_Data extract:_

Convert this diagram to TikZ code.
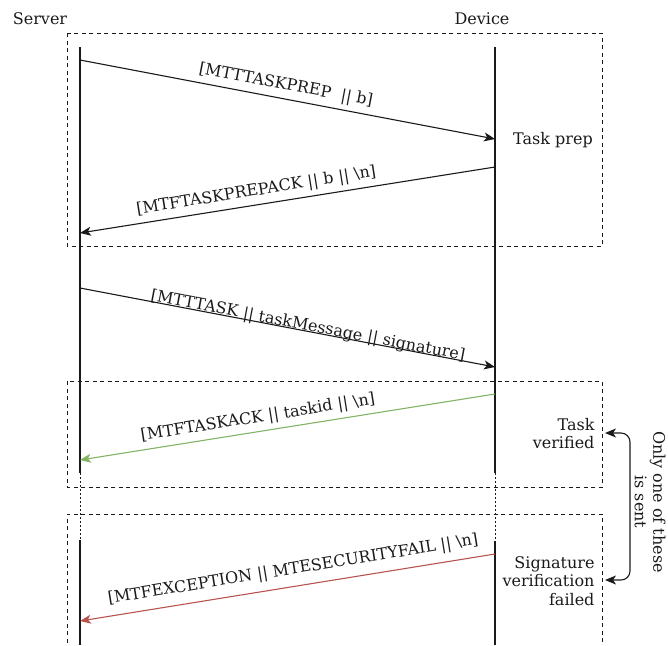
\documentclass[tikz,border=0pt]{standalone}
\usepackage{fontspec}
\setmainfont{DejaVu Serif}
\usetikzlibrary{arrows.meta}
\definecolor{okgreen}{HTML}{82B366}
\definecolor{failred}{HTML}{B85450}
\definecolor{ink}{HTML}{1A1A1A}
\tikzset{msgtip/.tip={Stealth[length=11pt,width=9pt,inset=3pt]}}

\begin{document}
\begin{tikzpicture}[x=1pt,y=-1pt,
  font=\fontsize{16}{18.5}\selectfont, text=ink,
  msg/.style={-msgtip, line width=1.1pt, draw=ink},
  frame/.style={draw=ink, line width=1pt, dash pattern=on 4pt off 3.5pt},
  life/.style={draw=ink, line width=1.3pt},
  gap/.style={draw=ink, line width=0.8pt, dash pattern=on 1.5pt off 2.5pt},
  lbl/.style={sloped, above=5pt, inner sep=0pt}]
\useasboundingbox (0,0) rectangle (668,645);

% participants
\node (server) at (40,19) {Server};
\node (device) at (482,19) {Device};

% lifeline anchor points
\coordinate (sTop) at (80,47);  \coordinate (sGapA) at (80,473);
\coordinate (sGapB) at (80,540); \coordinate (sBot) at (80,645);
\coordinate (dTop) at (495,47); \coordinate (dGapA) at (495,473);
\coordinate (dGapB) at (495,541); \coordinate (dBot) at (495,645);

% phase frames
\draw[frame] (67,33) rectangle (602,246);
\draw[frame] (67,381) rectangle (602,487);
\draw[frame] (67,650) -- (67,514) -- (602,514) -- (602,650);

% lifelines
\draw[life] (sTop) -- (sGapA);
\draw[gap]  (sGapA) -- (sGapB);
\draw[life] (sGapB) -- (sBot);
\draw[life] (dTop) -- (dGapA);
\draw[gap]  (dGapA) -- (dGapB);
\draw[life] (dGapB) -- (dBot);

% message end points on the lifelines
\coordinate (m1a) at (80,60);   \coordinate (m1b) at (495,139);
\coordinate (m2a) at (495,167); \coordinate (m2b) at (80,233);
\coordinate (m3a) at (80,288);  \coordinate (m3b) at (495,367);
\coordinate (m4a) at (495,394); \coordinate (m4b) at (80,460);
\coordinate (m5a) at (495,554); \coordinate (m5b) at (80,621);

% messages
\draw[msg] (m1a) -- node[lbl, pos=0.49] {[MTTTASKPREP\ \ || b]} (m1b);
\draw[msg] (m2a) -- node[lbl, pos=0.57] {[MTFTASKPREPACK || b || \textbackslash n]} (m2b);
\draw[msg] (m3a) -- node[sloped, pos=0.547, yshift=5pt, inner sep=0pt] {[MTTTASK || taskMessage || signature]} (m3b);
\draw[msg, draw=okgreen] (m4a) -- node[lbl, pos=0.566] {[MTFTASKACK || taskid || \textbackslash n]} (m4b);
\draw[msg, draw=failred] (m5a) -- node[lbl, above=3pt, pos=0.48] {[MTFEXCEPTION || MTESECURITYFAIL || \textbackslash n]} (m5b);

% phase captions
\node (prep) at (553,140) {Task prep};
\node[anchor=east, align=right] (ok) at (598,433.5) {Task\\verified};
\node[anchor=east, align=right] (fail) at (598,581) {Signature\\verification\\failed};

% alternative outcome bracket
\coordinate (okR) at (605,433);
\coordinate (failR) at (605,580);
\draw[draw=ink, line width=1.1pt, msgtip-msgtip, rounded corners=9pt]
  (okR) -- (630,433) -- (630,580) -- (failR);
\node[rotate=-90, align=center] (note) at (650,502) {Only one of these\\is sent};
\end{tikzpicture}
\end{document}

_Aim of the task:_ Copy out all of the data word for word. Do not carry over any picture.

_Response below:_
Convert this diagram to TikZ code.
\documentclass[tikz,border=0pt]{standalone}
\usepackage{fontspec}
\setmainfont{DejaVu Serif}
\usetikzlibrary{arrows.meta}
\definecolor{okgreen}{HTML}{82B366}
\definecolor{failred}{HTML}{B85450}
\definecolor{ink}{HTML}{1A1A1A}
\tikzset{msgtip/.tip={Stealth[length=11pt,width=9pt,inset=3pt]}}

\begin{document}
\begin{tikzpicture}[x=1pt,y=-1pt,
  font=\fontsize{16}{18.5}\selectfont, text=ink,
  msg/.style={-msgtip, line width=1.1pt, draw=ink},
  frame/.style={draw=ink, line width=1pt, dash pattern=on 4pt off 3.5pt},
  life/.style={draw=ink, line width=1.3pt},
  gap/.style={draw=ink, line width=0.8pt, dash pattern=on 1.5pt off 2.5pt},
  lbl/.style={sloped, above=5pt, inner sep=0pt}]
\useasboundingbox (0,0) rectangle (668,645);

% participants
\node (server) at (40,19) {Server};
\node (device) at (482,19) {Device};

% lifeline anchor points
\coordinate (sTop) at (80,47);  \coordinate (sGapA) at (80,473);
\coordinate (sGapB) at (80,540); \coordinate (sBot) at (80,645);
\coordinate (dTop) at (495,47); \coordinate (dGapA) at (495,473);
\coordinate (dGapB) at (495,541); \coordinate (dBot) at (495,645);

% phase frames
\draw[frame] (67,33) rectangle (602,246);
\draw[frame] (67,381) rectangle (602,487);
\draw[frame] (67,650) -- (67,514) -- (602,514) -- (602,650);

% lifelines
\draw[life] (sTop) -- (sGapA);
\draw[gap]  (sGapA) -- (sGapB);
\draw[life] (sGapB) -- (sBot);
\draw[life] (dTop) -- (dGapA);
\draw[gap]  (dGapA) -- (dGapB);
\draw[life] (dGapB) -- (dBot);

% message end points on the lifelines
\coordinate (m1a) at (80,60);   \coordinate (m1b) at (495,139);
\coordinate (m2a) at (495,167); \coordinate (m2b) at (80,233);
\coordinate (m3a) at (80,288);  \coordinate (m3b) at (495,367);
\coordinate (m4a) at (495,394); \coordinate (m4b) at (80,460);
\coordinate (m5a) at (495,554); \coordinate (m5b) at (80,621);

% messages
\draw[msg] (m1a) -- node[lbl, pos=0.49] {[MTTTASKPREP\ \ || b]} (m1b);
\draw[msg] (m2a) -- node[lbl, pos=0.57] {[MTFTASKPREPACK || b || \textbackslash n]} (m2b);
\draw[msg] (m3a) -- node[sloped, pos=0.547, yshift=5pt, inner sep=0pt] {[MTTTASK || taskMessage || signature]} (m3b);
\draw[msg, draw=okgreen] (m4a) -- node[lbl, pos=0.566] {[MTFTASKACK || taskid || \textbackslash n]} (m4b);
\draw[msg, draw=failred] (m5a) -- node[lbl, above=3pt, pos=0.48] {[MTFEXCEPTION || MTESECURITYFAIL || \textbackslash n]} (m5b);

% phase captions
\node (prep) at (553,140) {Task prep};
\node[anchor=east, align=right] (ok) at (598,433.5) {Task\\verified};
\node[anchor=east, align=right] (fail) at (598,581) {Signature\\verification\\failed};

% alternative outcome bracket
\coordinate (okR) at (605,433);
\coordinate (failR) at (605,580);
\draw[draw=ink, line width=1.1pt, msgtip-msgtip, rounded corners=9pt]
  (okR) -- (630,433) -- (630,580) -- (failR);
\node[rotate=-90, align=center] (note) at (650,502) {Only one of these\\is sent};
\end{tikzpicture}
\end{document}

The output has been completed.